# Need a system for large volumes



## Anonymous (Feb 3, 2009)

I am wondering if anyone knows of a system that is fairly automated and will refine a few kilos a day of pure. We run 2 local jewelry/coin stores and purchase scrap from alot of dealers. Generally we move 40 to 60 oz pure a week and just don't have the time to use shor or aqua regia as it just takes too much time from other things we have to get done. If any one knows of another system please let me know.

Thanks


----------



## goldsilverpro (Feb 4, 2009)

Most all turn-key refining setups use aqua regia. The Shor machine doesn't, but since it most probably doesn't refine to at least 999.5 fine, you would end up having to use aqua regia, at the end, anyway.

If you had a melting furnace and a simple fire assay setup, you could prepare ingots and ship them to a large refiner. If you do things right, you could get the material safely refined for less than 1%.


----------



## Lou (Feb 4, 2009)

I can trade you pure gold shot for your scrap gold, if you'd like.
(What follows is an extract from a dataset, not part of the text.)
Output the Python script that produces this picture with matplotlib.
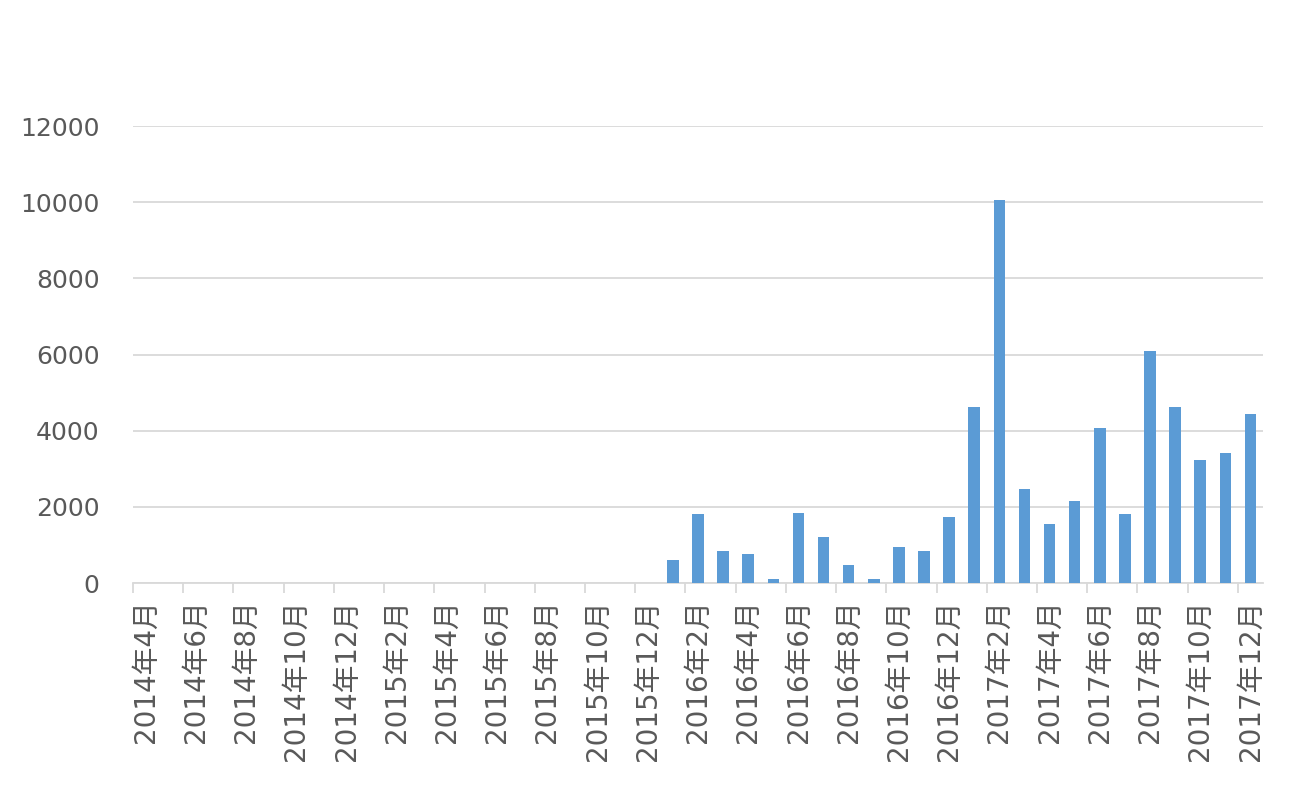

50 ounces per week average, right? Send me a private message and we can negotiate a price on 9995 gold shot. I can also supply silver, platinum, and palladium, nickel, and copper.



Lou


----------



## Anonymous (Feb 4, 2009)

I do melt my gold down and tap the bars. Usually 2 bars with 40 oz gross roughly 20 oz fine per bar and ship them. 40 oz fine per both bars shipped to the refinery. I am just looking for ways to get more out of the gold that we get. I figure if I can just get another 20 cents a pennyweight I would then make an extra 16,000 a year. We already work close making only 30 - 40 cent a dwt so any extra would be a big help. Are there any turn key operations is my main question?


----------